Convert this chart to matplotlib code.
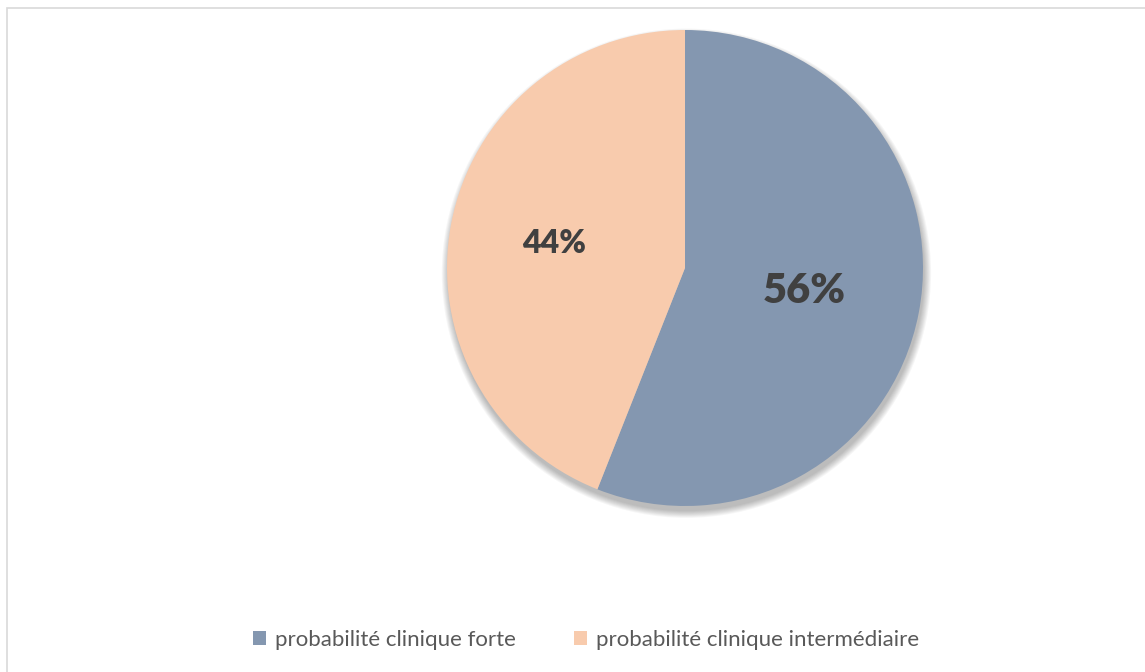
import matplotlib.pyplot as plt
import matplotlib.patches as patches
import numpy as np

labels = ['probabilité clinique forte', 'probabilité clinique intermédiaire']
values = [56, 44]
colors = ['#8497B0', '#F8CBAD']
pct_sizes = [30, 23]
pct_dist = [0.51, 0.56]

plt.rcParams['font.family'] = ['Lato', 'DejaVu Sans']

W, H = 1145, 672
fig = plt.figure(figsize=(W / 100, H / 100), dpi=100)

# outer chart border (only top/left edges visible in the crop)
fig.patches.append(patches.Rectangle((7 / W, -0.1), 1.2, 1.1 - 8 / H, transform=fig.transFigure,
                                     fill=False, edgecolor='#D9D9D9', linewidth=1.2))

cx, cy, r = 685, 268, 238
pad = 1.05
ax = fig.add_axes([(cx - r * pad) / W, (H - cy - r * pad) / H, 2 * r * pad / W, 2 * r * pad / H])

# soft shadow, mostly below the pie
for i in range(8):
    ax.add_patch(patches.Circle((0.006, -0.022), 1.0 + 0.004 * i, facecolor='black',
                                alpha=0.035, linewidth=0, zorder=0))

wedges, _ = ax.pie(values, colors=colors, startangle=90, counterclock=False,
                   radius=1.0, wedgeprops=dict(linewidth=0))
for w in wedges:
    w.set_zorder(2)
ax.set_xlim(-pad, pad)
ax.set_ylim(-pad, pad)
ax.set_aspect('equal')
ax.axis('off')

for w, v, s, d in zip(wedges, values, pct_sizes, pct_dist):
    ang = np.deg2rad((w.theta1 + w.theta2) / 2)
    ax.text(d * np.cos(ang), d * np.sin(ang), f'{v}%', ha='center', va='center',
            fontsize=s, fontweight='heavy', color='#404040', zorder=3)

handles = [patches.Patch(facecolor=c, edgecolor='none') for c in colors]
fig.legend(handles, labels, loc='center', bbox_to_anchor=(586 / W, 1 - 640 / H),
           ncol=2, frameon=False, fontsize=16, handlelength=0.6, handleheight=0.6,
           handletextpad=0.4, columnspacing=2.6, labelcolor='#595959')

fig.savefig('out.png', dpi=100)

....

Exercise
Pictures stay out. Print the data exactly, from its first line through the line containing "import numpy as np".

Task solution
Convert this chart to matplotlib code.
import matplotlib.pyplot as plt
import matplotlib.patches as patches
import numpy as np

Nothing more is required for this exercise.